>> START Dataset excerpt

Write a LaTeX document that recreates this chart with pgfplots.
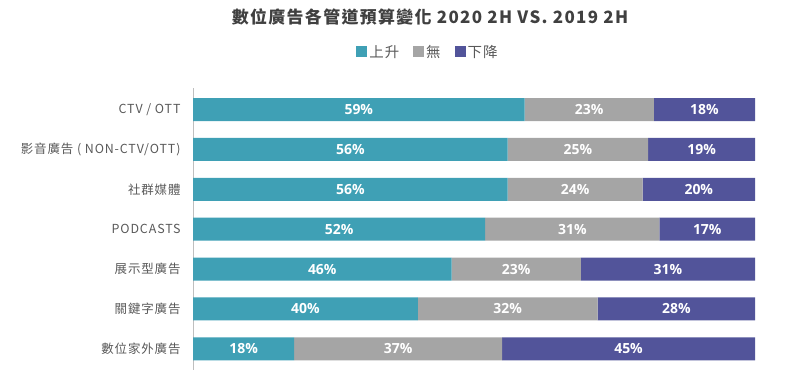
\documentclass[border=0pt]{standalone}
\usepackage{pgfplots}
\pgfplotsset{compat=1.18}
\usepackage{fontspec}
\setmainfont{Noto Sans CJK TC}
\newfontfamily\labfont{Noto Sans CJK TC}[LetterSpace=7]
\newfontfamily\ttlfont{Noto Sans CJK TC}[LetterSpace=8]
\newfontfamily\numfont{Open Sans}
\definecolor{cUp}{HTML}{3FA0B5}
\definecolor{cNo}{HTML}{A5A5A5}
\definecolor{cDn}{HTML}{52549A}
\definecolor{txt}{HTML}{595959}
\definecolor{ttl}{HTML}{404040}
\begin{document}
\begin{tikzpicture}[x=1bp,y=1bp]
\useasboundingbox (0,0) rectangle (800,374);
\node[font=\fontsize{17}{20}\selectfont\bfseries\ttlfont, text=ttl] at (430,357) {數位廣告各管道預算變化 2020 2H VS. 2019 2H};
\begin{axis}[
  at={(193bp,4bp)}, anchor=south west,
  scale only axis, width=562bp, height=282bp,
  xbar stacked, bar width=23bp,
  xmin=0, xmax=100,
  ymin=-0.54, ymax=6.53, y dir=reverse,
  ytick={0,...,6},
  yticklabels={CTV / OTT, 影音廣告 ( NON-CTV/OTT), 社群媒體, PODCASTS, 展示型廣告, 關鍵字廣告, 數位家外廣告},
  yticklabel style={font=\fontsize{12.5}{14}\selectfont\labfont, text=txt, xshift=-9bp},
  major tick length=0pt,
  hide x axis,
  axis y line*=left,
  y axis line style={draw=black!25, line width=0.8pt},
  legend columns=3,
  legend style={draw=none, at={(0.418,1.128)}, anchor=center, font=\fontsize{14.5}{16}\selectfont\labfont, text=txt, /tikz/every even column/.append style={column sep=12bp}},
  legend image code/.code={\fill[#1] (0bp,-5.5bp) rectangle (11bp,5.5bp);},
  visualization depends on=rawx \as \rawx,
  nodes near coords={\pgfmathprintnumber[fixed,precision=0,assume math mode=true]{\rawx}\%},
  every node near coord/.append style={font=\fontsize{14}{16}\selectfont\numfont\bfseries, text=white, anchor=center},
]
\addplot[fill=cUp, draw=none] coordinates {(59,0) (56,1) (56,2) (52,3) (46,4) (40,5) (18,6)};
\addplot[fill=cNo, draw=none] coordinates {(23,0) (25,1) (24,2) (31,3) (23,4) (32,5) (37,6)};
\addplot[fill=cDn, draw=none] coordinates {(18,0) (19,1) (20,2) (17,3) (31,4) (28,5) (45,6)};
\legend{上升, 無, 下降}
\end{axis}
\end{tikzpicture}
\end{document}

>> END Dataset excerpt

__What this task involves__. Transcribe the material exactly, and leave out whatever pictures it holds.

__Response__.
Write a LaTeX document that recreates this chart with pgfplots.
\documentclass[border=0pt]{standalone}
\usepackage{pgfplots}
\pgfplotsset{compat=1.18}
\usepackage{fontspec}
\setmainfont{Noto Sans CJK TC}
\newfontfamily\labfont{Noto Sans CJK TC}[LetterSpace=7]
\newfontfamily\ttlfont{Noto Sans CJK TC}[LetterSpace=8]
\newfontfamily\numfont{Open Sans}
\definecolor{cUp}{HTML}{3FA0B5}
\definecolor{cNo}{HTML}{A5A5A5}
\definecolor{cDn}{HTML}{52549A}
\definecolor{txt}{HTML}{595959}
\definecolor{ttl}{HTML}{404040}
\begin{document}
\begin{tikzpicture}[x=1bp,y=1bp]
\useasboundingbox (0,0) rectangle (800,374);
\node[font=\fontsize{17}{20}\selectfont\bfseries\ttlfont, text=ttl] at (430,357) {數位廣告各管道預算變化 2020 2H VS. 2019 2H};
\begin{axis}[
  at={(193bp,4bp)}, anchor=south west,
  scale only axis, width=562bp, height=282bp,
  xbar stacked, bar width=23bp,
  xmin=0, xmax=100,
  ymin=-0.54, ymax=6.53, y dir=reverse,
  ytick={0,...,6},
  yticklabels={CTV / OTT, 影音廣告 ( NON-CTV/OTT), 社群媒體, PODCASTS, 展示型廣告, 關鍵字廣告, 數位家外廣告},
  yticklabel style={font=\fontsize{12.5}{14}\selectfont\labfont, text=txt, xshift=-9bp},
  major tick length=0pt,
  hide x axis,
  axis y line*=left,
  y axis line style={draw=black!25, line width=0.8pt},
  legend columns=3,
  legend style={draw=none, at={(0.418,1.128)}, anchor=center, font=\fontsize{14.5}{16}\selectfont\labfont, text=txt, /tikz/every even column/.append style={column sep=12bp}},
  legend image code/.code={\fill[#1] (0bp,-5.5bp) rectangle (11bp,5.5bp);},
  visualization depends on=rawx \as \rawx,
  nodes near coords={\pgfmathprintnumber[fixed,precision=0,assume math mode=true]{\rawx}\%},
  every node near coord/.append style={font=\fontsize{14}{16}\selectfont\numfont\bfseries, text=white, anchor=center},
]
\addplot[fill=cUp, draw=none] coordinates {(59,0) (56,1) (56,2) (52,3) (46,4) (40,5) (18,6)};
\addplot[fill=cNo, draw=none] coordinates {(23,0) (25,1) (24,2) (31,3) (23,4) (32,5) (37,6)};
\addplot[fill=cDn, draw=none] coordinates {(18,0) (19,1) (20,2) (17,3) (31,4) (28,5) (45,6)};
\legend{上升, 無, 下降}
\end{axis}
\end{tikzpicture}
\end{document}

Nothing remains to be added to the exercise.